Jaki u was był moment decydujący, który potwierdził to, że jednak z małżeństwa nic nie będzie i trzeba złożyć papiery rozwodowe?
bardzo dojrzała wypowiedź, gościu z 20:22... ile masz lat 15? co do tematu... chyba gdy zauważyłam że już mu w ogole nie zależy na naprawieniu czegokolwiek, kiedy ja sama doszłam do wniosku że już jest mi obojętny, nawet kłótni już nie było.
Moment w którym pojawiła się nowa osoba i otworzyła oczy i zmieniła życie na lepsze
W momencie gdy byly maz zaczal preferowac spedzanie czasu ze swoja rodzina, poniewaz lubi ich towarzystwo. A ja nie lubie ich towarzystwa, mam inne zainteresowania, inne poglady (tesciowa jest fanatyczna katoliczka, bracia z zonami rowniez). Pomalu coraz mniej rozmow o czyms waznym, tylko wymiana zdan o codziennych obowiazkach. Inne potrzeby, coraz mniej wzajemnej sympatii. Dwoje ludzi na zupelnie innych biegunach.
Byly maz duzo pracuje, lubi pieniadze, gadzety, samochody etc. Ja lubie spokoj, ksiazki, spacery, praca w granicach normy etc. Nie dalo sie tego posklejac.
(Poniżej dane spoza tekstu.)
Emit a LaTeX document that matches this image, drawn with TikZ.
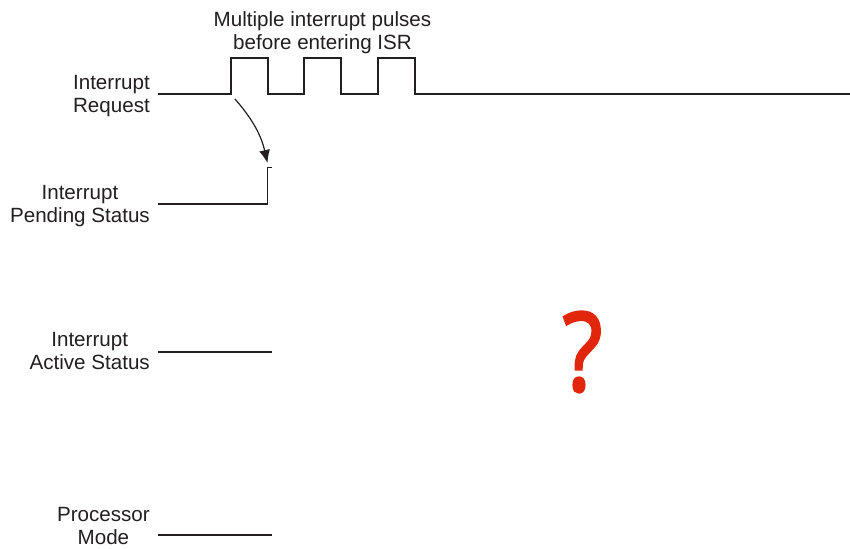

Teraz jestem sama, ale nie samotna. Mam przyjaciolki, dorosle juz dzieci, swoje ksiazki, prace, wycieczki w nieznane, swoj wlasny, spokojny swiat. I jestem szczesliwa, o wiele szczesliwsza niz wczesniej. Milosci na razie nie szukam, czas pokaze, czy otworze sie na nowy zwiazek. Na razie ciesze sie wlasnym czasem i spokojem.